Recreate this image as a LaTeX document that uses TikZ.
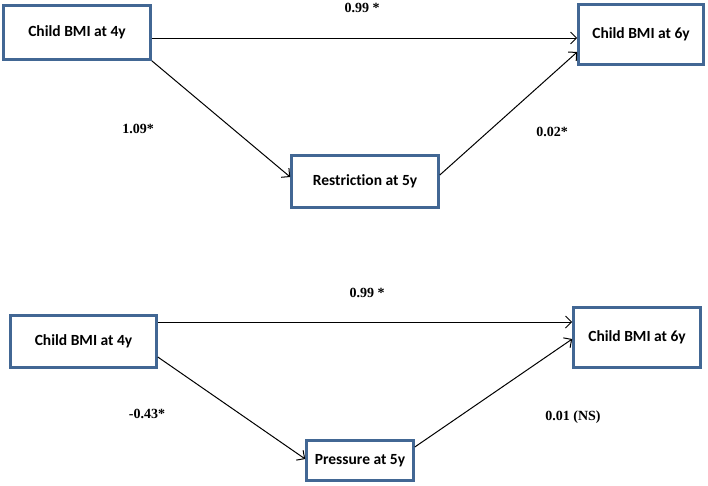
\documentclass[tikz,border=0pt]{standalone}
\usepackage{fontspec}
\setmainfont{Liberation Serif}
\newfontfamily\boxfont[Ligatures=NoCommon]{Carlito}
\usetikzlibrary{arrows.meta}
\definecolor{boxblue}{RGB}{66,103,148}
\tikzset{
  varbox/.style={draw=boxblue, line width=2.6pt, fill=white, inner sep=0pt,
    font=\boxfont\bfseries\fontsize{15.5}{18}\selectfont, text=black},
  coef/.style={font=\bfseries\fontsize{14}{16}\selectfont, inner sep=0pt},
  path/.style={line width=1pt, -{Straight Barb[length=6pt,width=12pt,line width=1pt]}}
}
\begin{document}
\begin{tikzpicture}[x=1pt,y=-1pt]
\useasboundingbox (0,0) rectangle (708,485);
% top diagram
\node[varbox, minimum width=147pt, minimum height=54pt] (A1) at (77,32.5) {Child BMI at 4y};
\node[varbox, minimum width=125pt, minimum height=60pt] (C1) at (641,34.5) {Child BMI at 6y};
\node[varbox, minimum width=147pt, minimum height=52pt] (B1) at (365,181.5) {Restriction at 5y};
\draw[path] ([yshift=-5.5pt]A1.east) -- ([yshift=-3.5pt]C1.west);
\draw[path] (A1.south east) -- ([yshift=4.5pt]B1.west);
\draw[path] ([yshift=6.5pt]B1.east) -- ([yshift=-17.5pt]C1.west);
\node[coef] (l1) at (362,8) {0.99 *};
\node[coef] (l2) at (138,129) {1.09*};
\node[coef] (l3) at (552,132) {0.02*};
% bottom diagram
\node[varbox, minimum width=146pt, minimum height=52pt] (A2) at (83.5,341.5) {Child BMI at 4y};
\node[varbox, minimum width=127pt, minimum height=60pt] (C2) at (637,337.5) {Child BMI at 6y};
\node[varbox, minimum width=107pt, minimum height=40pt] (B2) at (360,460.5) {Pressure at 5y};
\draw[path] ([yshift=19.5pt]A2.east) -- ([yshift=15.5pt]C2.west);
\draw[path] ([yshift=-15.5pt]A2.east) -- ([yshift=1.5pt]B2.west);
\draw[path] ([yshift=13.5pt]B2.east) -- ([yshift=-1.5pt]C2.west);
\node[coef] (l4) at (367,293) {0.99 *};
\node[coef] (l5) at (147,414) {-0.43*};
\node[coef] (l6) at (573,417) {0.01 (NS)};
\end{tikzpicture}
\end{document}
-*-*-
(Task objective): Write out the listing above exactly as it stands, pictures excluded.

(Result of this task):
Recreate this image as a LaTeX document that uses TikZ.
\documentclass[tikz,border=0pt]{standalone}
\usepackage{fontspec}
\setmainfont{Liberation Serif}
\newfontfamily\boxfont[Ligatures=NoCommon]{Carlito}
\usetikzlibrary{arrows.meta}
\definecolor{boxblue}{RGB}{66,103,148}
\tikzset{
  varbox/.style={draw=boxblue, line width=2.6pt, fill=white, inner sep=0pt,
    font=\boxfont\bfseries\fontsize{15.5}{18}\selectfont, text=black},
  coef/.style={font=\bfseries\fontsize{14}{16}\selectfont, inner sep=0pt},
  path/.style={line width=1pt, -{Straight Barb[length=6pt,width=12pt,line width=1pt]}}
}
\begin{document}
\begin{tikzpicture}[x=1pt,y=-1pt]
\useasboundingbox (0,0) rectangle (708,485);
% top diagram
\node[varbox, minimum width=147pt, minimum height=54pt] (A1) at (77,32.5) {Child BMI at 4y};
\node[varbox, minimum width=125pt, minimum height=60pt] (C1) at (641,34.5) {Child BMI at 6y};
\node[varbox, minimum width=147pt, minimum height=52pt] (B1) at (365,181.5) {Restriction at 5y};
\draw[path] ([yshift=-5.5pt]A1.east) -- ([yshift=-3.5pt]C1.west);
\draw[path] (A1.south east) -- ([yshift=4.5pt]B1.west);
\draw[path] ([yshift=6.5pt]B1.east) -- ([yshift=-17.5pt]C1.west);
\node[coef] (l1) at (362,8) {0.99 *};
\node[coef] (l2) at (138,129) {1.09*};
\node[coef] (l3) at (552,132) {0.02*};
% bottom diagram
\node[varbox, minimum width=146pt, minimum height=52pt] (A2) at (83.5,341.5) {Child BMI at 4y};
\node[varbox, minimum width=127pt, minimum height=60pt] (C2) at (637,337.5) {Child BMI at 6y};
\node[varbox, minimum width=107pt, minimum height=40pt] (B2) at (360,460.5) {Pressure at 5y};
\draw[path] ([yshift=19.5pt]A2.east) -- ([yshift=15.5pt]C2.west);
\draw[path] ([yshift=-15.5pt]A2.east) -- ([yshift=1.5pt]B2.west);
\draw[path] ([yshift=13.5pt]B2.east) -- ([yshift=-1.5pt]C2.west);
\node[coef] (l4) at (367,293) {0.99 *};
\node[coef] (l5) at (147,414) {-0.43*};
\node[coef] (l6) at (573,417) {0.01 (NS)};
\end{tikzpicture}
\end{document}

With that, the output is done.